*EXERCISE INSTRUCTIONS*
Set down exactly the lines in the records below that run from the line with "What React, TypeScript" to the line with "Chart.register(...registerables);", inclusive, and nothing more.

*SUPPLIED RECORDS*
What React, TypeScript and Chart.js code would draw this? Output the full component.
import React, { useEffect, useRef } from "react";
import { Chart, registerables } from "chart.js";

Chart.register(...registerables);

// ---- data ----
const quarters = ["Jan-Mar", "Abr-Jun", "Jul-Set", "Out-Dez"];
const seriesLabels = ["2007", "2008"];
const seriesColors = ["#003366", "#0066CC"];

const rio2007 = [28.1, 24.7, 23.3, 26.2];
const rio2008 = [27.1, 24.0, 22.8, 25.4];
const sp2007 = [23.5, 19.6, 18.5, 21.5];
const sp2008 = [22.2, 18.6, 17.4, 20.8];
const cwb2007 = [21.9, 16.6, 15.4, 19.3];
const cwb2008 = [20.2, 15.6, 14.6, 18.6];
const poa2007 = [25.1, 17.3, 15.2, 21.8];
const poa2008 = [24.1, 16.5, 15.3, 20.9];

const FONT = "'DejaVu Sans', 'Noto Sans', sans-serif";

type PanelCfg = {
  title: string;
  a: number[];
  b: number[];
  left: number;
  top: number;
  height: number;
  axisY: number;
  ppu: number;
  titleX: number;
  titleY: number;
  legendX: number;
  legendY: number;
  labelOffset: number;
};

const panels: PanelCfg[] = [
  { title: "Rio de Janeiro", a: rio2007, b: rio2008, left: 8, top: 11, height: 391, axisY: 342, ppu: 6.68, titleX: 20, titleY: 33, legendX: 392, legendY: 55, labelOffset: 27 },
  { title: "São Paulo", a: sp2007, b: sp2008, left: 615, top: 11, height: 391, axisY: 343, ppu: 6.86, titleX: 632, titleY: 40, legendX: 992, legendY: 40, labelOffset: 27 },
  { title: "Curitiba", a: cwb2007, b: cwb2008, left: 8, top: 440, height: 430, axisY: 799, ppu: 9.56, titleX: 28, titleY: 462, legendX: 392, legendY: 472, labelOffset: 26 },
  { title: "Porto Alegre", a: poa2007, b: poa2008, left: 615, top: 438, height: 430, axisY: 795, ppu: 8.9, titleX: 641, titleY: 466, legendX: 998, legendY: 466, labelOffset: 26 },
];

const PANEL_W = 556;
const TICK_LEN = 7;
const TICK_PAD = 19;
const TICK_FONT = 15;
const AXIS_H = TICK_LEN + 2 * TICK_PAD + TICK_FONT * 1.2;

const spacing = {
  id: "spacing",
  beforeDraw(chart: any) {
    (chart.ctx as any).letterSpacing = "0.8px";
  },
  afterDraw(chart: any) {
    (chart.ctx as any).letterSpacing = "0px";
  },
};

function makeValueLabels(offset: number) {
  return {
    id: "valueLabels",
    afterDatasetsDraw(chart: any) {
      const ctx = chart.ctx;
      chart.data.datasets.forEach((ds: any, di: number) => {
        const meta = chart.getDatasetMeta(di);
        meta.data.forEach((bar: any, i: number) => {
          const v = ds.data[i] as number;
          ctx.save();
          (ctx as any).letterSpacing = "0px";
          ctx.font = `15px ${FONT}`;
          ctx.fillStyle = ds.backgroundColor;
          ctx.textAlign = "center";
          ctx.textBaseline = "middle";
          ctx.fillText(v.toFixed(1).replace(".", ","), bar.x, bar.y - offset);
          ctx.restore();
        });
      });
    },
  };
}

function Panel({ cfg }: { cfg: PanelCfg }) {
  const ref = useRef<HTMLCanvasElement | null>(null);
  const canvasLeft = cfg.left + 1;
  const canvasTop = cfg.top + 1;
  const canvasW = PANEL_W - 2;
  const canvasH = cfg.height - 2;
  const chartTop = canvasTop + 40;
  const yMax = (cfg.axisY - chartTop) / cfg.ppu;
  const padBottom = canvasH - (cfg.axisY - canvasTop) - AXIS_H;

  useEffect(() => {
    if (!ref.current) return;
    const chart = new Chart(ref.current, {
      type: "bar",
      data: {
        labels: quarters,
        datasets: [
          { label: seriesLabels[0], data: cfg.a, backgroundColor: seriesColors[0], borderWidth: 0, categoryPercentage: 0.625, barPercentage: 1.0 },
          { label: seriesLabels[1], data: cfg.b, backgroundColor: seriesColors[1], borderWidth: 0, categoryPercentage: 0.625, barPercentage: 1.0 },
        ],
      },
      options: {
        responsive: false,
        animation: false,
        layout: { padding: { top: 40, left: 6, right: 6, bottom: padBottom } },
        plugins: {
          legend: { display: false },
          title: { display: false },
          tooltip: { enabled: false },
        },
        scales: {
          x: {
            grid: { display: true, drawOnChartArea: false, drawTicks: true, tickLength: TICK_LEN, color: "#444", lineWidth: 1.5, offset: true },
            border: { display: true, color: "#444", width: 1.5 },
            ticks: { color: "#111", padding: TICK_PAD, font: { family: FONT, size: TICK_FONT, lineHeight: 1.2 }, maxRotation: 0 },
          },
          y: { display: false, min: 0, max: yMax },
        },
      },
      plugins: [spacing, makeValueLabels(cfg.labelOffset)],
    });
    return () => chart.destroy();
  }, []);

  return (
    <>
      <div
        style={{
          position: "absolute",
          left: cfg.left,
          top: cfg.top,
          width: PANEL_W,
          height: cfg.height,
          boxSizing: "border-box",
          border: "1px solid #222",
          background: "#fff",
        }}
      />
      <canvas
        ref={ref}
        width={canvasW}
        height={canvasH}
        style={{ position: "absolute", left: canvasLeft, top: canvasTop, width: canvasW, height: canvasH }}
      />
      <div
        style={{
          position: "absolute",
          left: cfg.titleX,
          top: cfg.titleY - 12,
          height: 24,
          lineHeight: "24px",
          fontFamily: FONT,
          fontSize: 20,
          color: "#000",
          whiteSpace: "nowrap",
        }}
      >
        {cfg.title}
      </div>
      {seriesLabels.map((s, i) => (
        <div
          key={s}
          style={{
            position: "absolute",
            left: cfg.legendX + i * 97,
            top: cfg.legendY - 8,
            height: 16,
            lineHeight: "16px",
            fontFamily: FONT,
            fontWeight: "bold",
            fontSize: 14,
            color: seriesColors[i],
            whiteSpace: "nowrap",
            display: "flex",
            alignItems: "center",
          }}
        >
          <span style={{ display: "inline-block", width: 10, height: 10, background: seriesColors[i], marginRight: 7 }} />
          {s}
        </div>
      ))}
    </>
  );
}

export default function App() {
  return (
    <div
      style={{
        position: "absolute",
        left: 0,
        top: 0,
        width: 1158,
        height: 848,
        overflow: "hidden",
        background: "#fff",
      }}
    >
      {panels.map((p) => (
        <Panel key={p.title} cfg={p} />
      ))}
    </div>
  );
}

...

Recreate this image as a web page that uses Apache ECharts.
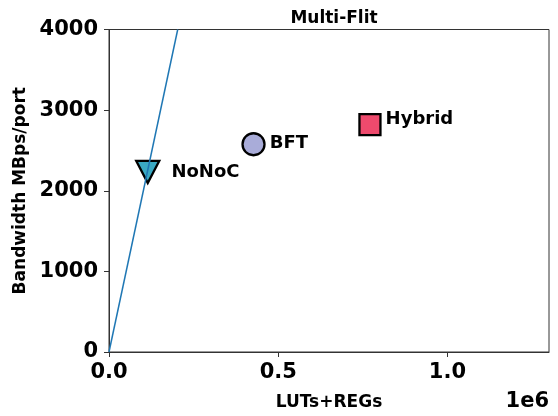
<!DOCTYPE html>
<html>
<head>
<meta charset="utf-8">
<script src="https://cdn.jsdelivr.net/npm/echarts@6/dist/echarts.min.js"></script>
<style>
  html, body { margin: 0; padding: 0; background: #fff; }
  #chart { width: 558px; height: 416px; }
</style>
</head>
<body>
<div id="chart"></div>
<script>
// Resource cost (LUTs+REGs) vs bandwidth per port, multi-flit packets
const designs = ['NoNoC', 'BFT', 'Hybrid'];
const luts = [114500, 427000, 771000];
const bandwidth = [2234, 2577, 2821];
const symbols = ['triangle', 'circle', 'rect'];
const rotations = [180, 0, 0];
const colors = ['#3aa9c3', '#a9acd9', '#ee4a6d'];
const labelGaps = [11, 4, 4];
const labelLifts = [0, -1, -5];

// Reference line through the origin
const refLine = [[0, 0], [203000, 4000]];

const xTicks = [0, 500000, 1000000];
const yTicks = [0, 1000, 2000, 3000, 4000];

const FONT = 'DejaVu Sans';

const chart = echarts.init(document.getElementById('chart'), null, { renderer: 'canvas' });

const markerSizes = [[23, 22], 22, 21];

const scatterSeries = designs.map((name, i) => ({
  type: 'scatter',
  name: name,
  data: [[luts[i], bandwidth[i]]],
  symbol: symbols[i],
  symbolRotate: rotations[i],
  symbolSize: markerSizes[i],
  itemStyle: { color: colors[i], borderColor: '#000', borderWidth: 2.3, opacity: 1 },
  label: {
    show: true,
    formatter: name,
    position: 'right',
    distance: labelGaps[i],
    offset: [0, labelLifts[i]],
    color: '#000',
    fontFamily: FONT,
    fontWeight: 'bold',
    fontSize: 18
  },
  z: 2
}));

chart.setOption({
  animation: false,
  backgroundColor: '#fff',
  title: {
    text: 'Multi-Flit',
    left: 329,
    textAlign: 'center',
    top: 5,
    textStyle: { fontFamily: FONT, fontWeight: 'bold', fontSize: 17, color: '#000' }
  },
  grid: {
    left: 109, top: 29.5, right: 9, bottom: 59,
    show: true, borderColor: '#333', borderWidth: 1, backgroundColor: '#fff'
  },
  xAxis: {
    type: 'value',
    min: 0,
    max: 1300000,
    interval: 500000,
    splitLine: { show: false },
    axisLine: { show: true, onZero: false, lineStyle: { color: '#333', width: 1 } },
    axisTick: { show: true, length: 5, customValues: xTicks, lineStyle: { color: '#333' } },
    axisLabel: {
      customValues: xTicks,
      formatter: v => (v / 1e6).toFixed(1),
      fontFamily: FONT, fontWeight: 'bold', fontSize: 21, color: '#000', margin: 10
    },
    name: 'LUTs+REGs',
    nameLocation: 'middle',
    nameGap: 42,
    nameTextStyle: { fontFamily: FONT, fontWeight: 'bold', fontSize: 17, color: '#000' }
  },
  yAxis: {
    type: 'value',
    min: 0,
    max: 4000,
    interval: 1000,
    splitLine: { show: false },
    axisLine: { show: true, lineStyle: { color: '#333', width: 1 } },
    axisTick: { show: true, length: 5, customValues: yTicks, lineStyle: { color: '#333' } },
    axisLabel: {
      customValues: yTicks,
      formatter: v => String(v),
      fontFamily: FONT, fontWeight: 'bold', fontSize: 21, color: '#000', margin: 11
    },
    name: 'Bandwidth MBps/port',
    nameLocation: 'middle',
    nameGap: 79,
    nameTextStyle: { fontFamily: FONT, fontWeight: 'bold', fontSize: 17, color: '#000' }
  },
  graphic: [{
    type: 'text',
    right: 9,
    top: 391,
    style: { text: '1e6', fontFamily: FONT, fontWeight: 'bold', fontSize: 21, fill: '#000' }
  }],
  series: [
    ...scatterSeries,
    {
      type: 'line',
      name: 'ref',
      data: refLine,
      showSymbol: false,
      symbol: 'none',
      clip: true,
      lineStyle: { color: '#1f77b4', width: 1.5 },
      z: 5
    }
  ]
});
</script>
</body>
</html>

*CORRECT OUTPUT*
What React, TypeScript and Chart.js code would draw this? Output the full component.
import React, { useEffect, useRef } from "react";
import { Chart, registerables } from "chart.js";

Chart.register(...registerables);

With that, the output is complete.